Une fois ce projet réalisé, pensez-vous que les ambassades auront leur raison d’être ?

Les ambassades ont pour rôle de développer les relations de bon voisinage et de coopération ainsi que la sécurité de leurs ressortissants. Mais si toutefois les pays africains arrivent à avoir les mêmes intérêts, je crois que les ambassades n’auront plus à faire grand-chose. Par ailleurs, la diplomatie survivra parce qu’elle ne se limite pas qu’aux ambassades. Elle est également économique, parlementaire, sécuritaire, et transversale. (SIC) Les diplomates pourront ainsi relier l’Afrique à d’autres continents. Mais en dépit de l’unité de l’Afrique, nous ne pourrons pas nous passer de la diplomatie.

Avez-vous des privilèges grâce à votre titre de diplomate ?

En dehors de la convention de Viennes nous n’avons pas de privilèges particuliers. Cette convention porte essentiellement sur des immunités de juridiction et une exonération sur les droits de douane.

Regrettez-vous votre choix d’être diplomate ?
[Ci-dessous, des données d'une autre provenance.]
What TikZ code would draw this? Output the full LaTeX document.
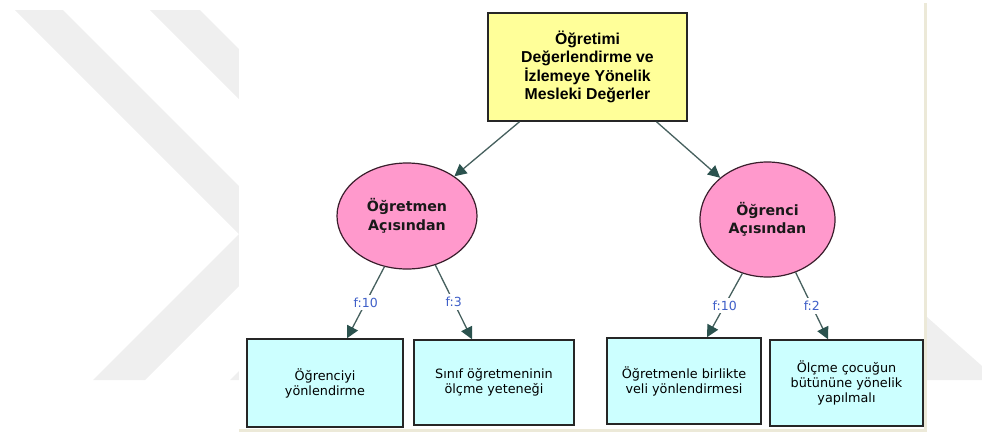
\documentclass[tikz,border=0pt]{standalone}
\usepackage{fontspec}
\setmainfont{DejaVu Sans}
\newfontfamily\arialfont{Liberation Sans}
\usetikzlibrary{arrows.meta,shapes.geometric,calc}

\definecolor{boxyellow}{HTML}{FFFF99}
\definecolor{ovalpink}{HTML}{FF99CC}
\definecolor{ovalrim}{HTML}{3A1E2C}
\definecolor{leafcyan}{HTML}{CCFFFF}
\definecolor{linkteal}{HTML}{46605E}
\definecolor{tipteal}{HTML}{2B524E}
\definecolor{freqblue}{HTML}{3F5FC8}
\definecolor{framebeige}{HTML}{ECE9D8}
\definecolor{markgray}{HTML}{EFEFEF}

\tikzset{
  rootbox/.style={draw=black!85, line width=1.5pt, fill=boxyellow,
    minimum width=199pt, minimum height=108pt, inner sep=0pt, align=center,
    font=\arialfont\bfseries\fontsize{15.8}{18.5}\selectfont},
  viewpoint/.style={ellipse, draw=ovalrim, line width=1.2pt, fill=ovalpink,
    inner sep=0pt, align=center, text=black!90,
    font=\bfseries\fontsize{14.2}{18.5}\selectfont},
  leafbox/.style={draw=black!85, line width=1.5pt, fill=leafcyan,
    inner sep=0pt, align=center,
    font=\fontsize{12.8}{15}\selectfont},
  link/.style={draw=linkteal, line width=1.3pt,
    -{Triangle[length=12pt,width=12pt,color=tipteal]}},
  freq/.style={fill=white, text=freqblue, inner sep=3pt,
    font=\fontsize{12.5}{15}\selectfont}
}

\begin{document}
\begin{tikzpicture}[x=1pt,y=-1pt]
\useasboundingbox (0,0) rectangle (982,432);

% faint chevron marks behind the chart area
\fill[markgray] (15,10) -- (63,10) -- (289,236) -- (145,380) -- (93,380)
  -- (239,234) -- cycle;
\fill[markgray] (150,10) -- (200,10) -- (425,235) -- (280,380) -- (230,380)
  -- (375,235) -- cycle;
\fill[markgray] (927,317) -- (982,366) -- (982,380) -- (927,380) -- cycle;

% chart canvas with its frame
\fill[white] (239,0) rectangle (925,429);
\draw[framebeige, line width=3pt] (925,3) -- (925,430.5) -- (239,430.5);

% nodes
\node[rootbox] (root) at (587.5,67)
  {Öğretimi\\Değerlendirme ve\\İzlemeye Yönelik\\Mesleki Değerler};

\node[viewpoint, minimum width=140pt, minimum height=106pt] (teacher)
  at (407,216) {Öğretmen\\Açısından};
\node[viewpoint, minimum width=135pt, minimum height=115pt] (student)
  at (767.5,219.5) {Öğrenci\\Açısından};

\node[leafbox, minimum width=156pt, minimum height=88pt] (leafA)
  at (325,383) {Öğrenciyi\\yönlendirme};
\node[leafbox, minimum width=160pt, minimum height=85pt] (leafB)
  at (494,382.5) {Sınıf öğretmeninin\\ölçme yeteneği};
\node[leafbox, minimum width=154pt, minimum height=86pt] (leafC)
  at (684,381) {Öğretmenle birlikte\\veli yönlendirmesi};
\node[leafbox, minimum width=153pt, minimum height=86pt] (leafD)
  at (846.5,383) {Ölçme çocuğun\\bütününe yönelik\\yapılmalı};

% connectors
\draw[link] ($(root.south)+(-68,0)$) -- (teacher);
\draw[link] ($(root.south)+(69,0)$) -- (student);

\draw[link] (teacher.246) -- node[freq] {f:10} ($(leafA.north)+(22,0)$);
\draw[link] (teacher.300) -- node[freq] {f:3} ($(leafB.north)+(-22,0)$);
\draw[link] (student.245) -- node[freq] {f:10} ($(leafC.north)+(23,0)$);
\draw[link] (student.298) -- node[freq] {f:2} ($(leafD.north)+(-18.5,0)$);
\end{tikzpicture}
\end{document}
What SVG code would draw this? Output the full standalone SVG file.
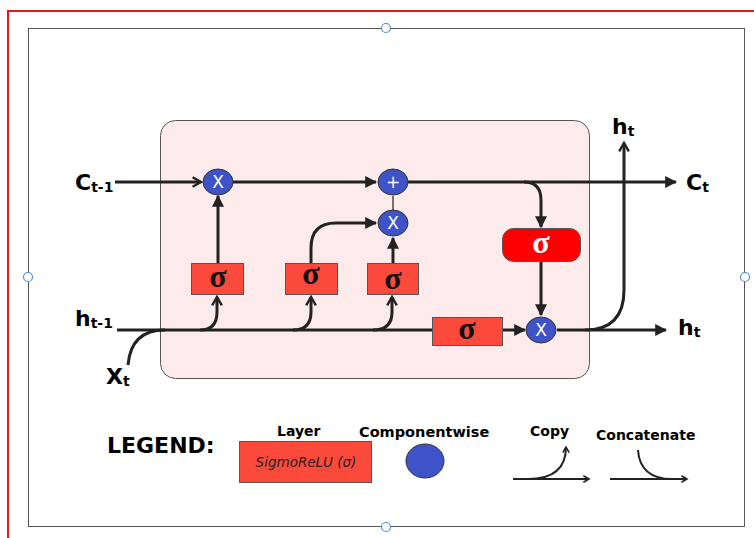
<svg xmlns="http://www.w3.org/2000/svg" width="754" height="538" viewBox="0 0 754 538">
<defs>
<marker id="ah" viewBox="0 0 10 10" refX="9" refY="5" markerWidth="4" markerHeight="4" orient="auto-start-reverse"><path d="M0,0 L10,5 L0,10 z" fill="#222"/></marker>
<marker id="oh" viewBox="0 0 10 10" refX="8" refY="5" markerWidth="4" markerHeight="4" orient="auto"><path d="M1,1 L8,5 L1,9" fill="none" stroke="#222" stroke-width="2"/></marker>
</defs>
<style>
.ln{fill:none;stroke:#222;stroke-width:3}
.thin{fill:none;stroke:#222;stroke-width:1.2}
.lay{fill:#fb4a3c;stroke:#555;stroke-width:1}
.op{fill:#3d53c7;stroke:#333;stroke-width:1}
.opt{font-family:"DejaVu Sans",sans-serif;font-size:17px;fill:#fff;text-anchor:middle}
.sig{font-family:"Liberation Serif","DejaVu Serif",serif;font-size:32px;font-weight:bold;fill:#111;text-anchor:middle}
.lbl{font-family:"DejaVu Sans",sans-serif;font-weight:bold;fill:#000}
.hnd{fill:#fff;stroke:#4a90e2;stroke-width:1.2}
</style>
<rect width="754" height="538" fill="#fff"/>
<path d="M8,538 V11 H754" fill="none" stroke="#e21a1a" stroke-width="2"/>
<rect x="28.5" y="28.5" width="716" height="498" fill="none" stroke="#555" stroke-width="1"/>
<circle class="hnd" cx="386" cy="28" r="4.5"/>
<circle class="hnd" cx="386" cy="527" r="4.5"/>
<circle class="hnd" cx="28" cy="277" r="4.5"/>
<circle class="hnd" cx="745" cy="277" r="4.5"/>
<g id="cell"><rect x="160.5" y="120.5" width="429" height="258" rx="15" fill="#fdebeb" stroke="#555" stroke-width="1"/></g>
<g id="connectors">
<path class="ln" d="M115,182 H201" marker-end="url(#oh)"/>
<path class="ln" d="M233,182 H376" marker-end="url(#ah)"/>
<path class="ln" d="M408,182 H676" marker-end="url(#ah)"/>
<path class="ln" d="M524,182 Q541,182 541,200 V227" marker-end="url(#ah)"/>
<path class="ln" d="M541,262 V315" marker-end="url(#ah)"/>
<path class="thin" d="M393,210 V196"/>
<path class="ln" d="M218,263 V196" marker-end="url(#ah)"/>
<path class="ln" d="M311,263 V248 Q311,223 336,223 H376" marker-end="url(#ah)"/>
<path class="ln" d="M393,263 V238" marker-end="url(#ah)"/>
<path class="ln" d="M117,330 H432"/>
<path class="ln" d="M128,365 Q131,330 165,330"/>
<path class="ln" d="M200,330 Q217,330 217,312 V297" marker-end="url(#oh)"/>
<path class="ln" d="M293,330 Q311,330 311,312 V297" marker-end="url(#oh)"/>
<path class="ln" d="M373,330 Q392,330 392,312 V297" marker-end="url(#oh)"/>
<path class="ln" d="M502,330 H525" marker-end="url(#ah)"/>
<path class="ln" d="M557,330 H666" marker-end="url(#ah)"/>
<path class="ln" d="M585,330 Q624,330 624,290 V143" marker-end="url(#oh)"/>
</g>
<g id="op-mul1"><ellipse class="op" cx="218" cy="182" rx="15" ry="13"/><text class="opt" x="218" y="188">X</text></g>
<g id="op-add"><ellipse class="op" cx="393" cy="182" rx="15" ry="13"/><text class="opt" x="393" y="188">+</text></g>
<g id="op-mul2"><ellipse class="op" cx="393" cy="223" rx="15" ry="13"/><text class="opt" x="393" y="229">X</text></g>
<g id="op-mul3"><ellipse class="op" cx="541" cy="330" rx="15" ry="13"/><text class="opt" x="541" y="336">X</text></g>
<g id="sig1"><rect class="lay" x="191.5" y="263.5" width="52" height="31"/><text class="sig" x="218" y="287">σ</text></g>
<g id="sig2"><rect class="lay" x="285.5" y="263.5" width="52" height="31"/><text class="sig" x="311" y="284">σ</text></g>
<g id="sig3"><rect class="lay" x="367.5" y="263.5" width="51" height="31"/><text class="sig" x="393" y="289">σ</text></g>
<g id="sig4"><rect class="lay" x="432.5" y="317.5" width="70" height="28"/><text class="sig" x="467" y="339">σ</text></g>
<g id="tanh"><rect x="502.5" y="228.5" width="78" height="33" rx="11" fill="#fe0000" stroke="#555" stroke-width="1"/><text class="sig" x="541" y="253" style="fill:#fff">σ</text></g>
<g id="labels">
<text class="lbl" x="75" y="190" font-size="22">C<tspan font-size="14" dy="2">t-1</tspan></text>
<text class="lbl" x="686" y="190" font-size="22">C<tspan font-size="14" dy="2">t</tspan></text>
<text class="lbl" x="75" y="326" font-size="22">h<tspan font-size="14" dy="2">t-1</tspan></text>
<text class="lbl" x="678" y="335" font-size="22">h<tspan font-size="14" dy="2">t</tspan></text>
<text class="lbl" x="612" y="134" font-size="22">h<tspan font-size="14" dy="2">t</tspan></text>
<text class="lbl" x="106" y="384" font-size="22">X<tspan font-size="14" dy="2">t</tspan></text>
</g>
<g id="legend">
<text class="lbl" x="107" y="453" font-size="22">LEGEND:</text>
<text class="lbl" x="277" y="436" font-size="14">Layer</text>
<rect class="lay" x="239.5" y="441.5" width="132" height="41"/>
<text x="306" y="467" font-family="DejaVu Sans,sans-serif" font-style="italic" font-size="13.5" fill="#222" text-anchor="middle">SigmoReLU (σ)</text>
<text class="lbl" x="359" y="437" font-size="14.5">Componentwise</text>
<ellipse class="op" cx="425" cy="461" rx="19" ry="17"/>
<text class="lbl" x="530" y="436" font-size="14">Copy</text>
<path class="thin" d="M513,479 H589" style="stroke-width:2" marker-end="url(#oh)"/>
<path class="thin" d="M528,479 Q566,479 566,447" style="stroke-width:2" marker-end="url(#oh)"/>
<text class="lbl" x="596" y="440" font-size="14">Concatenate</text>
<path class="thin" d="M610,479 H687" style="stroke-width:2" marker-end="url(#oh)"/>
<path class="thin" d="M638,450 Q640,479 672,479" style="stroke-width:2"/>
</g>
</svg>
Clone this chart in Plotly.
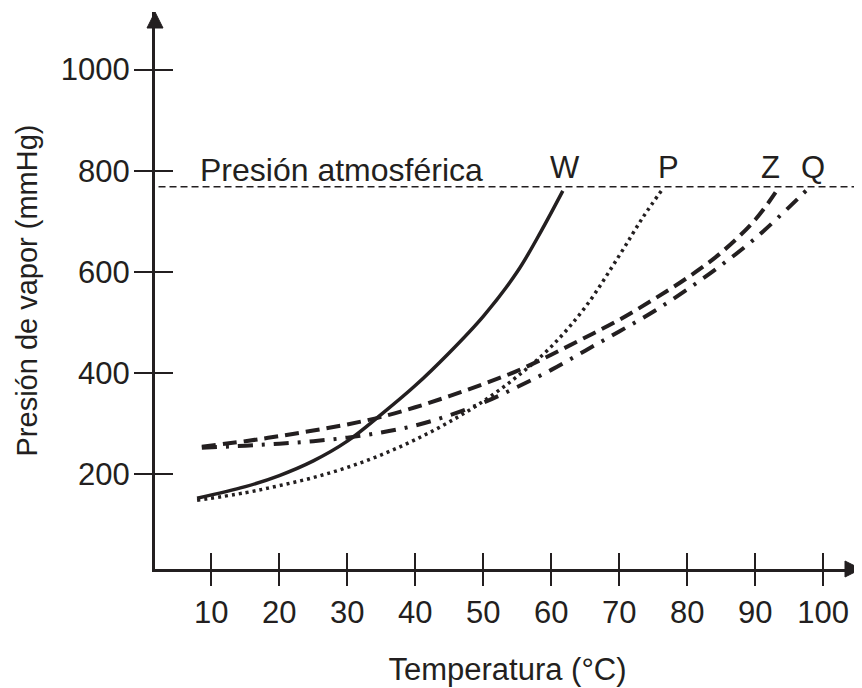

(Un peu égaré avant de répondre) Je ne regrette aucunement mon choix. C’est un travail très émouvant, exaltant et surtout fascinant. Il n’est pas donné à tout le monde la chance de représenter sa patrie et de défendre les intérêts de ses compatriotes. Je n’ai pas choisi d’être diplomate mais je suis très heureux d’avoir embrassé ce métier.